How many more Lakers do you guys think will get statues? Karmeem, Kobe...who else?


----------



## 29380 (Feb 23, 2009)

Maybe Wilt and Shaq?


----------



## Basel (Mar 31, 2005)

I don't see Wilt or Shaq getting one.


----------



## Cris (Jun 18, 2003)

There's got to be some restraint. This is not like hanging a jersey in the rafters, it's a ****ing statue outside in a building shared by multiple sports teams. 

This doesn't apply to Kareem, but just because you are a great Laker doesn't mean you deserve a statue.


----------



## 29380 (Feb 23, 2009)

You are probably right about Wilt but I feel that Shaq should get some strong consideration for a statue in 10-15 years since Staples is The House That He & Kobe Built.


----------



## Cris (Jun 18, 2003)

A couple minutes ago on Twitter... 



> Its not about a getting a statue because I'm over it - its about RESPECT! Lakers have given me the absolute minimum of respect. #KAJ33
> https://twitter.com/#!/kaj33/status/71002898091360256


----------



## HKF (Dec 10, 2002)

Should have put the statues at the practice facility.


----------



## ceejaynj (Oct 9, 2005)

Complaining about a statue is something that does not fit his personality. I followed his entire career and, except for occasional fights, he was always very private about his feelings. Geeze...he spent nearly his entire career listening to Wilt belittle him on and off the court...and he never said much. Now this???


----------



## Basel (Mar 31, 2005)

Why is he suddenly so bitter out of nowhere?


----------



## John (Jun 9, 2002)

*Jabbar no respect?*

http://sports.espn.go.com/los-angeles/nba/news/story?id=6563112

I think since he wasn't being offered anything in the LA Lakers and as some special assistant coach for the Clippers, I think Jabbar should have shut hiw mouth up rather. It makes me to feel like you arent marketable, and you are begging for something. 

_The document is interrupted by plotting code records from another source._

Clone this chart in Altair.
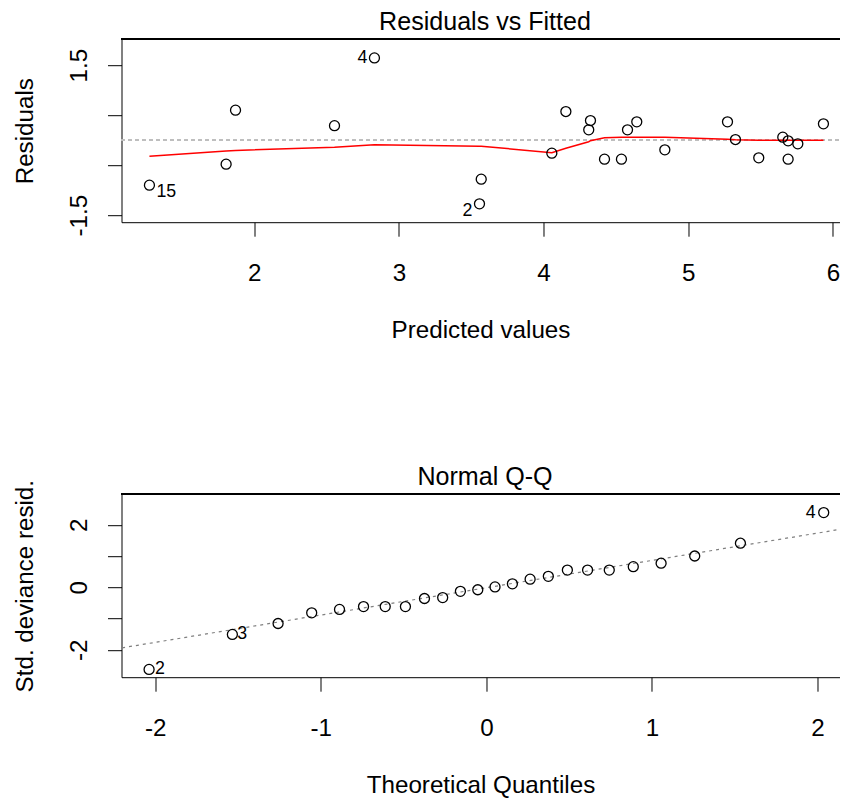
import altair as alt
import pandas as pd

FONT = "Liberation Sans"
FS = 24.2
FS_CAP = 25.1
FS_ID = 17.8

# ---------------- Residuals vs Fitted ----------------
rf_caption = ["Residuals vs Fitted"]
fitted = [1.276, 1.806, 1.871, 2.555, 2.831, 3.557, 3.569, 4.057, 4.154, 4.312,
          4.324, 4.421, 4.538, 4.580, 4.644, 4.838, 5.271, 5.326, 5.487, 5.653,
          5.690, 5.690, 5.757, 5.934]
residuals = [-0.90, -0.48, 0.60, 0.29, 1.646, -1.273, -0.78, -0.26, 0.573, 0.207,
             0.393, -0.38, -0.38, 0.207, 0.367, -0.193, 0.367, 0.013, -0.353, 0.06,
             -0.013, -0.38, -0.073, 0.327]
smooth = [-0.32, -0.215, -0.205, -0.14, -0.09, -0.12, -0.12, -0.25, -0.16, -0.03,
          -0.01, 0.05, 0.06, 0.06, 0.06, 0.06, 0.02, 0.01, 0.0, 0.0,
          0.0, 0.0, 0.0, 0.0]
rf_ids = ["15", "", "", "", "4", "2", "", "", "", "",
          "", "", "", "", "", "", "", "", "", "",
          "", "", "", ""]
rf_xticks = [2, 3, 4, 5, 6]
rf_yticks = [-1.5, -1.0, -0.5, 0.0, 0.5, 1.0, 1.5]

# ---------------- Normal Q-Q ----------------
qq_caption = ["Normal Q-Q"]
theo_q = [-2.037, -1.534, -1.258, -1.055, -0.887, -0.742, -0.611, -0.489, -0.374, -0.264,
          -0.157, -0.052, 0.052, 0.157, 0.264, 0.374, 0.489, 0.611, 0.742, 0.887,
          1.055, 1.258, 1.534, 2.037]
std_resid = [-2.63, -1.51, -1.16, -0.82, -0.71, -0.62, -0.62, -0.62, -0.36, -0.33,
             -0.13, -0.08, 0.01, 0.11, 0.26, 0.35, 0.55, 0.55, 0.55, 0.66,
             0.77, 1.00, 1.41, 2.39]
qq_ids = ["2", "3", "", "", "", "", "", "", "", "",
          "", "", "", "", "", "", "", "", "", "",
          "", "", "", "4"]
qqline_x = [-2.2, 2.2]
qqline_y = [-1.94, 1.91]
qq_xticks = [-2, -1, 0, 1, 2]
qq_yticks = [-2, -1, 0, 1, 2]

W, H = 718, 183

rf = pd.DataFrame({"x": fitted, "y": residuals, "s": smooth, "id": rf_ids})
qq = pd.DataFrame({"x": theo_q, "y": std_resid, "id": qq_ids})
qql = pd.DataFrame({"x": qqline_x, "y": qqline_y})


def xaxis(title, values, label_expr):
    return alt.Axis(
        title=title, values=values, labelExpr=label_expr, grid=False,
        domainColor="black", tickColor="black", tickSize=14, labelColor="black",
        labelFont=FONT, labelFontSize=FS, labelPadding=44, labelBaseline="alphabetic",
        labelFlush=False, labelOverlap=False,
        titleFont=FONT, titleFontSize=FS, titleFontWeight="normal", titleColor="black",
        titleBaseline="alphabetic", titleY=115, titleAnchor="middle",
    )


def yaxis(title, values, label_expr):
    return alt.Axis(
        title=title, values=values, labelExpr=label_expr, grid=False,
        domainColor="black", tickColor="black", tickSize=14, labelColor="black",
        labelFont=FONT, labelFontSize=FS, labelAngle=270, labelAlign="center",
        labelBaseline="alphabetic", labelPadding=21, labelFlush=False, labelOverlap=False,
        titleFont=FONT, titleFontSize=FS, titleFontWeight="normal", titleColor="black",
        titleAngle=270, titleAlign="center", titleBaseline="alphabetic",
        titleX=-89, titleY=H / 2,
    )


minus_expr = "datum.value < 0 ? '-' + toString(abs(datum.value)) : toString(datum.value)"


def caption(text_list):
    return alt.Chart(pd.DataFrame({"t": text_list})).mark_text(
        font=FONT, fontSize=FS_CAP, color="black", align="center", baseline="top"
    ).encode(x=alt.value(W / 2 + 4.5), y=alt.value(-28.8), text="t:N")


def lab(base, xenc, yenc, name, align, dx, dy):
    return base.transform_filter(alt.datum.id == name).mark_text(
        font=FONT, fontSize=FS_ID, color="black", align=align, baseline="middle", dx=dx, dy=dy
    ).encode(x=xenc, y=yenc, text="id:N")


# top panel
xs_top = alt.Scale(domain=[1.083, 1.083 + W / 144.7], nice=False, zero=False)
ys_top = alt.Scale(domain=[-1.64, 2.02], nice=False, zero=False)
x_top = alt.X("x:Q", scale=xs_top,
              axis=xaxis("Predicted values", rf_xticks, "toString(datum.value)"))
y_top = alt.Y("y:Q", scale=ys_top,
              axis=yaxis("Residuals", rf_yticks,
                         "datum.value == 1.5 ? '1.5' : datum.value == 0 ? '0.0' : datum.value == -1.5 ? '-1.5' : ''"))

base_top = alt.Chart(rf)
zero_line = base_top.mark_rule(color="#bebebe", strokeDash=[3, 4], strokeWidth=1.2).encode(
    y=alt.datum(0, scale=ys_top), x=alt.value(0), x2=alt.value(W))
top_border = base_top.mark_rule(color="black", strokeWidth=1).encode(
    x=alt.value(0), x2=alt.value(W), y=alt.value(0))
smooth_line = base_top.mark_line(color="red", strokeWidth=1.5).encode(
    x=x_top, y=alt.Y("s:Q", scale=ys_top), order="x:Q")
pts_top = base_top.mark_point(shape="circle", filled=False, color="black", size=100,
                              strokeWidth=1.3, opacity=1).encode(x=x_top, y=y_top)

top = alt.layer(
    zero_line, smooth_line, pts_top,
    lab(base_top, x_top, y_top, "15", "left", 7, 7),
    lab(base_top, x_top, y_top, "4", "right", -7, 0),
    lab(base_top, x_top, y_top, "2", "right", -7, 7),
    top_border, caption(rf_caption),
).properties(width=W, height=H)

# bottom panel
xs_bot = alt.Scale(domain=[-2.2035, -2.2035 + W / 165.6], nice=False, zero=False)
ys_bot = alt.Scale(domain=[-2.88, 2.98], nice=False, zero=False)
x_bot = alt.X("x:Q", scale=xs_bot, axis=xaxis("Theoretical Quantiles", qq_xticks, minus_expr))
y_bot = alt.Y("y:Q", scale=ys_bot,
              axis=yaxis("Std. deviance resid.", qq_yticks,
                         "datum.value == 2 ? '2' : datum.value == 0 ? '0' : datum.value == -2 ? '-2' : ''"))

base_bot = alt.Chart(qq)
qq_line = alt.Chart(qql).mark_line(color="#7f7f7f", strokeDash=[3, 4], strokeWidth=1.2,
                                   clip=True).encode(
    x=alt.X("x:Q", scale=xs_bot), y=alt.Y("y:Q", scale=ys_bot))
bot_border = base_bot.mark_rule(color="black", strokeWidth=1).encode(
    x=alt.value(0), x2=alt.value(W), y=alt.value(0))
pts_bot = base_bot.mark_point(shape="circle", filled=False, color="black", size=100,
                              strokeWidth=1.3, opacity=1).encode(x=x_bot, y=y_bot)

bottom = alt.layer(
    qq_line, pts_bot,
    lab(base_bot, x_bot, y_bot, "2", "left", 6, 0),
    lab(base_bot, x_bot, y_bot, "3", "left", 5, 0),
    lab(base_bot, x_bot, y_bot, "4", "right", -8, 0),
    bot_border, caption(qq_caption),
).properties(width=W, height=H)

chart = alt.vconcat(top, bottom, spacing=272, bounds="flush").properties(
    padding={"left": 5.5, "top": 2.2, "right": 0, "bottom": 0},
    background="white",
).configure_view(stroke=None).configure_axis(domainWidth=1, tickWidth=1)

chart.save("out.html", embed_options={"renderer": "svg", "actions": False})
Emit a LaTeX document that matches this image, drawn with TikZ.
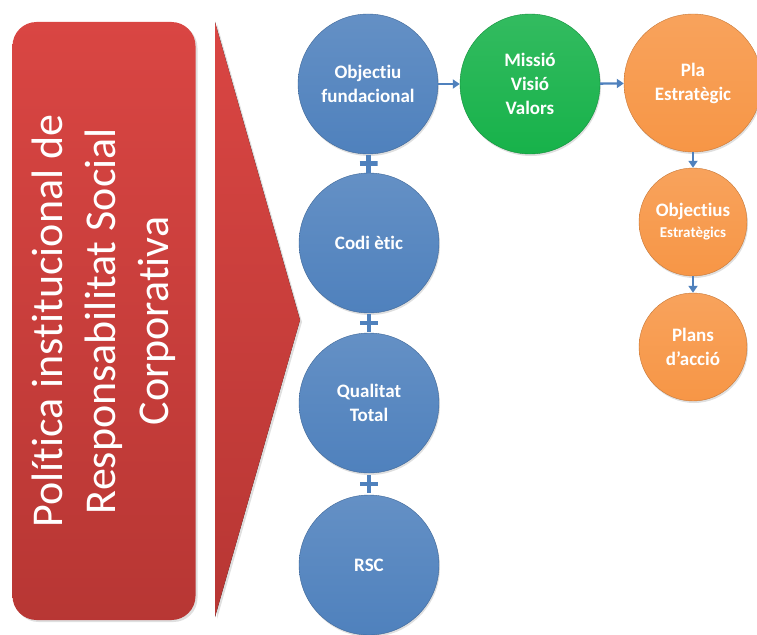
\documentclass[tikz,border=0pt]{standalone}
\usepackage{fontspec}
\setmainfont{Carlito}[Ligatures=NoCommon]
\usetikzlibrary{arrows.meta,shadows,calc}

\definecolor{rscblue}{HTML}{4F81BD}
\definecolor{rscgreen}{HTML}{17B24A}
\definecolor{rscorange}{HTML}{F79646}
\definecolor{rscred}{HTML}{D8403D}

\tikzset{
    bubble/.style={circle, minimum size=140pt, inner sep=0pt, text=white, align=center,
        font=\bfseries\fontsize{19}{24}\selectfont,
        drop shadow={opacity=0.25, shadow xshift=1pt, shadow yshift=-2pt}},
    bluebubble/.style={bubble, top color=rscblue!88!white, bottom color=rscblue, draw=rscblue!80!black, thin},
    greenbubble/.style={bubble, top color=rscgreen!88!white, bottom color=rscgreen, draw=rscgreen!80!black, thin},
    orangebubble/.style={bubble, top color=rscorange!88!white, bottom color=rscorange, draw=rscorange!80!black, thin},
    plusmark/.style={minimum size=18pt, inner sep=0pt,
        path picture={\draw[rscblue, line width=4.5pt]
            (path picture bounding box.north) -- (path picture bounding box.south)
            (path picture bounding box.west) -- (path picture bounding box.east);}}
}

\begin{document}
\begin{tikzpicture}[x=1pt, y=-1pt]
            \clip (0,0) rectangle (757,634);

            % left banner and big arrow
            \node (banner) [rotate=90, rounded corners=24pt, minimum width=598pt, minimum height=183pt,
                top color=rscred!97!white, bottom color=rscred!85!black, text=white, align=center,
                font=\fontsize{44}{53}\selectfont,
                drop shadow={opacity=0.25, shadow xshift=2pt, shadow yshift=-2pt}] at (104, 321)
                {Política institucional de\\Responsabilitat Social\\Corporativa};
            \fill [top color=rscred!97!white, bottom color=rscred!85!black,
                drop shadow={opacity=0.25, shadow xshift=2pt, shadow yshift=-2pt}]
                (215, 22) -- (300, 320) -- (215, 617) -- cycle;

            \begin{scope}[every node/.style={bluebubble}]
                \node (obj) at (368, 84) {Objectiu\\fundacional};
                \node (codi) at (369, 243) {Codi ètic};
                \node (qual) at (369, 403) {Qualitat\\Total};
                \node (rsc) at (369, 565) {RSC};
            \end{scope}
            \node (miss) [greenbubble] at (530, 84) {Missió\\Visió\\Valors};
            \node (pla) [orangebubble, minimum size=138pt] at (693, 83) {Pla\\Estratègic};
            \node (objest) [orangebubble, minimum size=108pt] at (693, 222)
                {Objectius\\[-3pt]{\fontsize{15}{17}\selectfont Estratègics}};
            \node (plans) [orangebubble, minimum size=108pt] at (693, 347) {Plans\\d’acció};

            % pluses between the blue ones
            \node (plusA) [plusmark] at ($(obj.south)!0.5!(codi.north)$) {};
            \node (plusB) [plusmark] at ($(codi.south)!0.5!(qual.north)$) {};
            \node (plusC) [plusmark] at ($(qual.south)!0.5!(rsc.north)$) {};

            \begin{scope}[every edge/.style={draw=rscblue, line width=2.4pt}]
                \path [-{Triangle[length=7pt, width=9pt]}] (obj) edge (miss);
                \path [-{Triangle[length=7pt, width=9pt]}] (miss) edge (pla);
                \path [-{Triangle[length=7pt, width=9pt]}] (pla) edge (objest);
                \path [-{Triangle[length=7pt, width=9pt]}] (objest) edge (plans);
            \end{scope}
        \end{tikzpicture}
\end{document}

I personally felt Jabbar is not rich afterall.


----------



## John (Jun 9, 2002)

Pacers Fan said:


> Isn't five statues a bit much? I mean, with Russell and Scottie Pippen just getting theirs in Boston and Chicago, it seems like every relevant player is going to want a statue. Eventually you just have to say no. Your jersey's retired, now **** off.


Are you really a Pacer fan? From what you are saying, there will be no Statue in the Pacers area. No great players.


----------



## HKF (Dec 10, 2002)

Kareem is the leading scorer in professional basketball history and is completely underappreciated. He's old's that's why he's bitter. Still he has a point.


----------



## ceejaynj (Oct 9, 2005)

He certainly deserves something permanent. However, as it was mentioned earlier, on a team with so many all-time NBA greats, where do you draw the line?


----------



## Ron (May 8, 2002)

Knicks4life said:


> You are probably right about Wilt but I feel that Shaq should get some strong consideration for a statue in 10-15 years since Staples is The House That He & Kobe Built.

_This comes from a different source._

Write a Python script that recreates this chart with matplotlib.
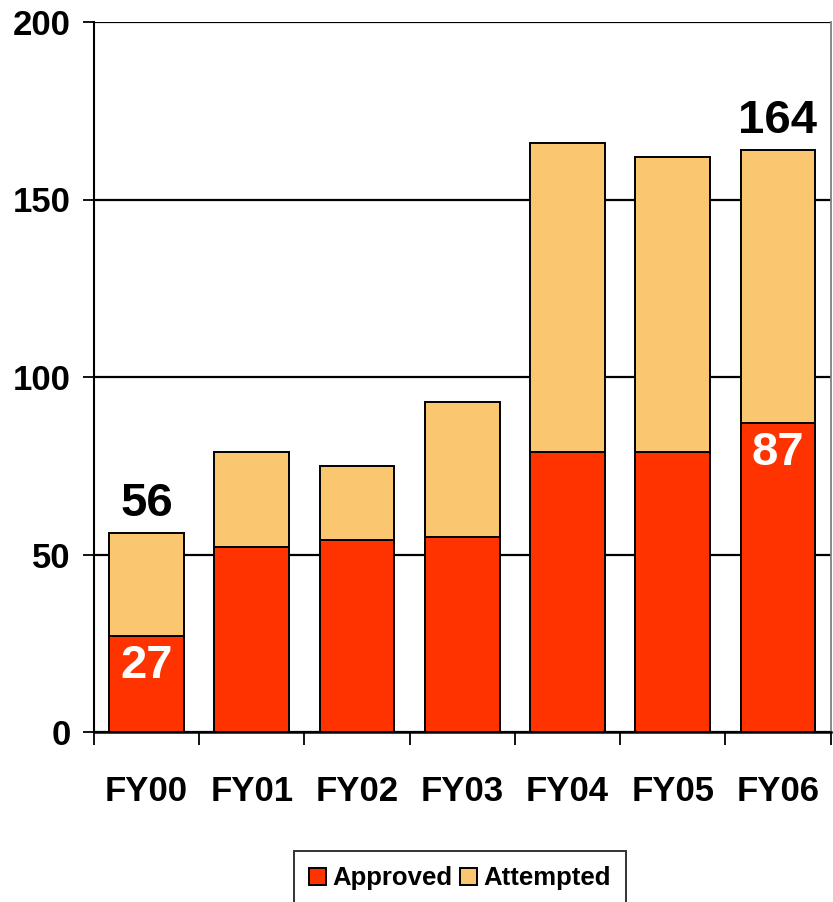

Shaq will never get a statute unless it shows him running after he made a basket in an exhibit game and shouting at Buss "pay me!"


----------



## Ron (May 8, 2002)

*Re: Jabbar no respect?*

This already has a long thread in the Laker forum...redirected.


----------



## Jamel Irief (May 19, 2002)

*Re: Jabbar no respect?*

Magic, west and chick were life long lakers each for 3+ decades. Kareem broke in with the bucks and has only been back for what, 4 years?


----------



## Jamel Irief (May 19, 2002)

ceejaynj said:


> Complaining about a statue is something that does not fit his personality. I followed his entire career and, except for occasional fights, he was always very private about his feelings. Geeze...he spent nearly his entire career listening to Wilt belittle him on and off the court...and he never said much. Now this???


Well, when I was ten or so I read his journal about his last season in the NBA. In it he complained that he deserved finals MVP over Magic in 1980 but didn't get it because he was home with his injury and the media didn't want to give the award to an empty chair.


----------



## Luke (Dec 7, 2008)

Kareem is notoriously a grumpy and bitter human being. Just because he's quiet doesn't mean he's not a grouch.


----------



## jazzy1 (Jul 16, 2002)

Kareem is quite grouchy I know this from personal experience and yes he deserves a statue and yes he deserved the 80 Finals MVP and the 82 Finals MVP. 

He's just alienated quite a few media and pr folks who wanted to help spin his imae over the years. Its kinda funny to hear him act unappreciated when he's not been one to embrace being unappreciated. 

I saw his whole Lakers career he mumbled and grumbled about things all the time. Magic to his credit always paid homage and respect to Kareem so things between them never escalated in what coulda been a Shaq and Kobe situation back in the day.


----------